__Exercise directions__
Collect each line holding the string "chart".

+ + + + +

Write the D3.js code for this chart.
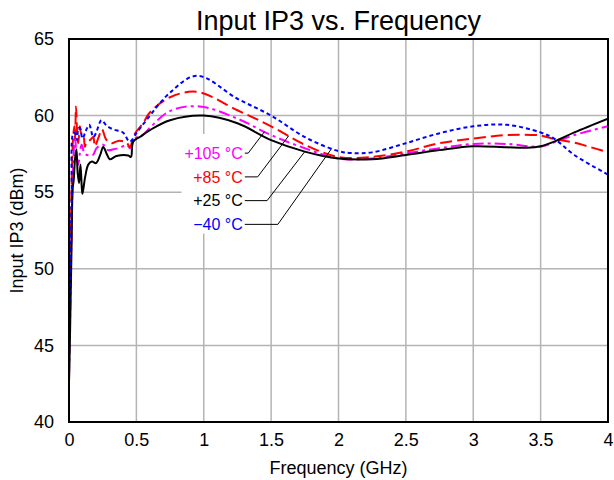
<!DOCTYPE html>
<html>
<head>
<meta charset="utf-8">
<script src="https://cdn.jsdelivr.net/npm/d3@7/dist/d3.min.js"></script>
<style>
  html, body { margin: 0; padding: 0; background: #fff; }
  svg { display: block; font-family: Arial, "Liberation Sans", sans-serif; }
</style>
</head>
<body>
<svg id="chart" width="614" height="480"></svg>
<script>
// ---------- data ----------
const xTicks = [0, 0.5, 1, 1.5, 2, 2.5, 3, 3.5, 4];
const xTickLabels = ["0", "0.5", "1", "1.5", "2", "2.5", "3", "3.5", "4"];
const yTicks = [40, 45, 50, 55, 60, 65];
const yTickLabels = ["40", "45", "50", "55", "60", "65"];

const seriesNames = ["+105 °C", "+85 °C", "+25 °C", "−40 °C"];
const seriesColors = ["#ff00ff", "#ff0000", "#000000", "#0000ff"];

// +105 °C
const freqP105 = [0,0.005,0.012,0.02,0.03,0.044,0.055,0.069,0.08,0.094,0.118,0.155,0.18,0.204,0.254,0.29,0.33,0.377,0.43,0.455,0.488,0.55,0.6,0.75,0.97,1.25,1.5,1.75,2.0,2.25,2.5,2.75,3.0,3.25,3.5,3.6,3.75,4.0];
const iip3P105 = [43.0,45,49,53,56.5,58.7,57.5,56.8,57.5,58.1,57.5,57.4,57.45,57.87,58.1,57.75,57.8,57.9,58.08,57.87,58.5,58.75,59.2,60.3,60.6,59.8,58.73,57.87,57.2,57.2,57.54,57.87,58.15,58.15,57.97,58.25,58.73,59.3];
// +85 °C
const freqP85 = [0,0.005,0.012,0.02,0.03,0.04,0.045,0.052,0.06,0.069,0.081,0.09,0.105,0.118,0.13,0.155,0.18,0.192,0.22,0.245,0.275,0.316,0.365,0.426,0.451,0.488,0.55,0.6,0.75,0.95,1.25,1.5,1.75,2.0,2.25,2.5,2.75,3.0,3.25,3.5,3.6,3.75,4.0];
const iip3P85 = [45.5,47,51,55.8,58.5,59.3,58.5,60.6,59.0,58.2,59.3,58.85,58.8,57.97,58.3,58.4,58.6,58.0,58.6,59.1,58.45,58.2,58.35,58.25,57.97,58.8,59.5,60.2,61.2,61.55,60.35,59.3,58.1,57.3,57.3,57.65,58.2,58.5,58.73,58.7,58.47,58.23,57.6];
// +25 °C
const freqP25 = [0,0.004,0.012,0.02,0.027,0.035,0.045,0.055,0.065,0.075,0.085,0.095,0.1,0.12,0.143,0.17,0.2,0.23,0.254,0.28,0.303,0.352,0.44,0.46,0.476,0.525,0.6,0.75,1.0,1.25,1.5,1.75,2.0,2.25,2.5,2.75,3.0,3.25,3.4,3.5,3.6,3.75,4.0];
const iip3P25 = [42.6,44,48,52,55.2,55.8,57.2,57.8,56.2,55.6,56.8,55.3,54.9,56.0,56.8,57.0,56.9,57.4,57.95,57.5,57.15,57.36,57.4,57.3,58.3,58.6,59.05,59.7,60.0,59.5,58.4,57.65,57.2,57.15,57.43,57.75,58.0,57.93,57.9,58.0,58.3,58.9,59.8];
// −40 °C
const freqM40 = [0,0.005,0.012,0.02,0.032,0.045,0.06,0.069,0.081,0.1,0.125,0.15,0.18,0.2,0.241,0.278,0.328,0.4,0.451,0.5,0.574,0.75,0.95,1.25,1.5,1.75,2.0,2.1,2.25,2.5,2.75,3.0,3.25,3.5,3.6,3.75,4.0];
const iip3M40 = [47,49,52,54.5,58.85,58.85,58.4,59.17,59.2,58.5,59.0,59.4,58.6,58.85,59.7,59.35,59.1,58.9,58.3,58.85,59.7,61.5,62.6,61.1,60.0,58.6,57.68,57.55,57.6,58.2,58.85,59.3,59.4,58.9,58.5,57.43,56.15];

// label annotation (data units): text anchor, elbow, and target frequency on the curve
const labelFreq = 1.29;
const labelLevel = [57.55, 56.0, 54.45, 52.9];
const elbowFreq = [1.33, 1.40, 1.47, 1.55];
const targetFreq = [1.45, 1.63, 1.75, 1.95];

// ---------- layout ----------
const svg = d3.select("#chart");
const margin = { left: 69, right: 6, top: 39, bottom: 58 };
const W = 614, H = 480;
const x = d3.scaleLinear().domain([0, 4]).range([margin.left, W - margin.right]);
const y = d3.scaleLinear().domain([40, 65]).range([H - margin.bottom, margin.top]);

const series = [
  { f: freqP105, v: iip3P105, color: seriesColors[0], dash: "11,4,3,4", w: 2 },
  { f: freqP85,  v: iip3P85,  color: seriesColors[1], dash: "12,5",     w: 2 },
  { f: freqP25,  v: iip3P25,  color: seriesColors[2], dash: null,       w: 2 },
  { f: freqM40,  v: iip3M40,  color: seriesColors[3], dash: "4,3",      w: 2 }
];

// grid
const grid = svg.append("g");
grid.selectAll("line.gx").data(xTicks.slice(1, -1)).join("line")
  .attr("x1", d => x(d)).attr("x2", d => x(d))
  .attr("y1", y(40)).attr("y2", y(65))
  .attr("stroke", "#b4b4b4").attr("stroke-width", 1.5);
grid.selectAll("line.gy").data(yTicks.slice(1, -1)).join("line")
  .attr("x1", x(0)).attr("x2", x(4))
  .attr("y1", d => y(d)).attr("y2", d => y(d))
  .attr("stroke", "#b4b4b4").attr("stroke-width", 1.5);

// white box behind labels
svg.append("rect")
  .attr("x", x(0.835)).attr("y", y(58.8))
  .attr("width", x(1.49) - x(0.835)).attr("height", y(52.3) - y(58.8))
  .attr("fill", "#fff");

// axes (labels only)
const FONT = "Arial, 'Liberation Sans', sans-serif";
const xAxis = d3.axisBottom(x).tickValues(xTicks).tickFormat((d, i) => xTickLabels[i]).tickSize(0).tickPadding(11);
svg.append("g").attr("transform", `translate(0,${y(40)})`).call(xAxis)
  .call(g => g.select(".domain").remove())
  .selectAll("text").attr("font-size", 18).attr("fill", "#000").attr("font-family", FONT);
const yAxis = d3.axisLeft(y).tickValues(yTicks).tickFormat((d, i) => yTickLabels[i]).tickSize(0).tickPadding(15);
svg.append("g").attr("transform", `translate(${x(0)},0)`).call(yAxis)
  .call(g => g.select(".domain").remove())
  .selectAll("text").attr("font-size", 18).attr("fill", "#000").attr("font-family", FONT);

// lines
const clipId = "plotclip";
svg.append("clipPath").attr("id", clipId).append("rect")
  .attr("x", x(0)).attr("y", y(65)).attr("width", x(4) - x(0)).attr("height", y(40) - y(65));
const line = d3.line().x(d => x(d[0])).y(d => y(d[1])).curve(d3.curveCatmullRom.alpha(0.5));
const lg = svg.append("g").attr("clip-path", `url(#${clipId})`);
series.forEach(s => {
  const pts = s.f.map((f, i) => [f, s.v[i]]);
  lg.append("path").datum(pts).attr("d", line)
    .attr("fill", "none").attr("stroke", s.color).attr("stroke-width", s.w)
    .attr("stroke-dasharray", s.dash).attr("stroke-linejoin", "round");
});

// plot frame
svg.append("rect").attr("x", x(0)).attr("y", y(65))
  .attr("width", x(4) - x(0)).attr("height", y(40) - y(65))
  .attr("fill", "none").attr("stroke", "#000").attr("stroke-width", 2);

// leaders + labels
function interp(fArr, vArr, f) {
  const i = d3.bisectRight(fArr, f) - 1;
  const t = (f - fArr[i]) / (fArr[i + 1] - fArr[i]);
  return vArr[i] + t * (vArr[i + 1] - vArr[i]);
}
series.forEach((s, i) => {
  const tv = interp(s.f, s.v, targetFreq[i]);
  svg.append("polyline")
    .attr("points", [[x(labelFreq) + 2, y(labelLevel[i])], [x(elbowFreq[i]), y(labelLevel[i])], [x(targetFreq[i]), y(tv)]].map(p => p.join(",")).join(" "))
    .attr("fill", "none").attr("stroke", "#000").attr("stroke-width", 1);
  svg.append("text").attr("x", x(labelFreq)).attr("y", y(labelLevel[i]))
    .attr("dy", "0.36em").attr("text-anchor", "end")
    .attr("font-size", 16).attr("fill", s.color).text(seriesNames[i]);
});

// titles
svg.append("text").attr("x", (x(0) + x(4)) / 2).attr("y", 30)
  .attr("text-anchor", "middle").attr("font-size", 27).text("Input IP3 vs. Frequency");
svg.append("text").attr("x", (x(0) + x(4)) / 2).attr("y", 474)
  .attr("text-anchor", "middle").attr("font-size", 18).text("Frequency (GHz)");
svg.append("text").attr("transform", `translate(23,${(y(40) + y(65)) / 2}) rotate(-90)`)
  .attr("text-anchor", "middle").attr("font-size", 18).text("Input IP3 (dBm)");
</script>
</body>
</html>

+ + + + +

__Result below__
Write the D3.js code for this chart.
<svg id="chart" width="614" height="480"></svg>
const svg = d3.select("#chart");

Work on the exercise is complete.